The seismic wave propagation model we used was initially developed for two-dimensional cases and then extended to three-dimensional cases; by delimiting the foundation with artificial contours that allow seismic waves to enter (through the application of equivalent forces) and scattering waves (caused by the presence of the dam-reservoir system) to exit, this model can reproduce, within the calculation domain, the same behavior that would be obtained with an unlimited foundation.
In-depth studies were conducted on the three-dimensional foundation domains with canyons, which are necessary to optimize models in real cases: an approach based on orthotropic elements was assessed to model absorbent contours, and proved to be a valid alternative to the approach based on infinite elements, allowing for the use of calculation codes featuring orthotropic (linear) elasticity and Rayleigh damping options. The possibility of reducing calculation times (without compromising the quality of the results) by using a sparser horizontal subdivision near the lateral contours of the foundation was examined; a deconvolution technique was tested, aimed at best reproducing the seismic motion assigned to the free surface.
The model was then used to create two case studies on three-dimensional dam-reservoir-foundation systems.

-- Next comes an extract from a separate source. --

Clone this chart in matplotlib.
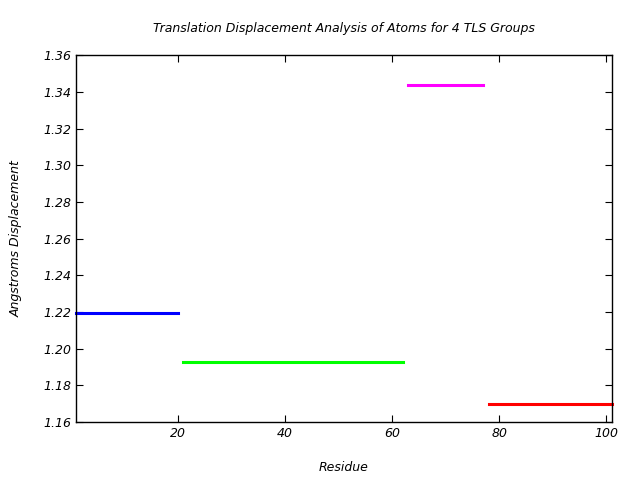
import matplotlib
matplotlib.use("Agg")
import matplotlib.pyplot as plt

groups = ["TLS 1", "TLS 2", "TLS 3", "TLS 4"]
starts = [1, 21, 63, 78]
ends = [20, 62, 77, 101]
values = [1.2194, 1.1927, 1.3437, 1.1698]
colors = ["#0000ff", "#00ff00", "#ff00ff", "#ff0000"]

plt.rcParams['font.family'] = ['DejaVu Sans']
fig = plt.figure(figsize=(6.4, 4.8), dpi=100)
ax = fig.add_axes([0.119, 0.121, 0.837, 0.764])
for s, e, v, c in zip(starts, ends, values, colors):
    ax.plot([s, e], [v, v], color=c, lw=2.2, solid_capstyle='projecting', clip_on=False)

ax.set_xlim(1, 101)
ax.set_ylim(1.16, 1.36)
ax.set_xticks([20, 40, 60, 80, 100])
ax.set_yticks([1.16 + 0.02 * i for i in range(11)])
ax.set_yticklabels([f"{1.16 + 0.02 * i:.2f}" for i in range(11)])
ax.tick_params(direction='in', top=True, right=True, length=5, labelsize=9)
for lab in ax.get_xticklabels() + ax.get_yticklabels():
    lab.set_fontstyle('italic')
for sp in ax.spines.values():
    sp.set_linewidth(1.0)
ax.set_title("Translation Displacement Analysis of Atoms for 4 TLS Groups",
             fontsize=9, style='italic', pad=17)
ax.set_xlabel("Residue", fontsize=9, style='italic', labelpad=15)
ax.set_ylabel("Angstroms Displacement", fontsize=9, style='italic', labelpad=15)
fig.savefig("out.png", dpi=100)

The first involved a large concrete arch dam in California (USA) for which experimental data recorded during a weak earthquake were available; the results of the model were compared with the measurements, so as to check their reliability for use in real cases. The second case study concerned a large Italian concrete arch dam located in a high seismic hazard area, and confirmed the excessive conservativeness of traditional analysis approaches compared to the proposed model.
Finally, a methodology was identified to integrate seismic risk assessments of concrete dams into tools for estimating the resilience of the electrical system.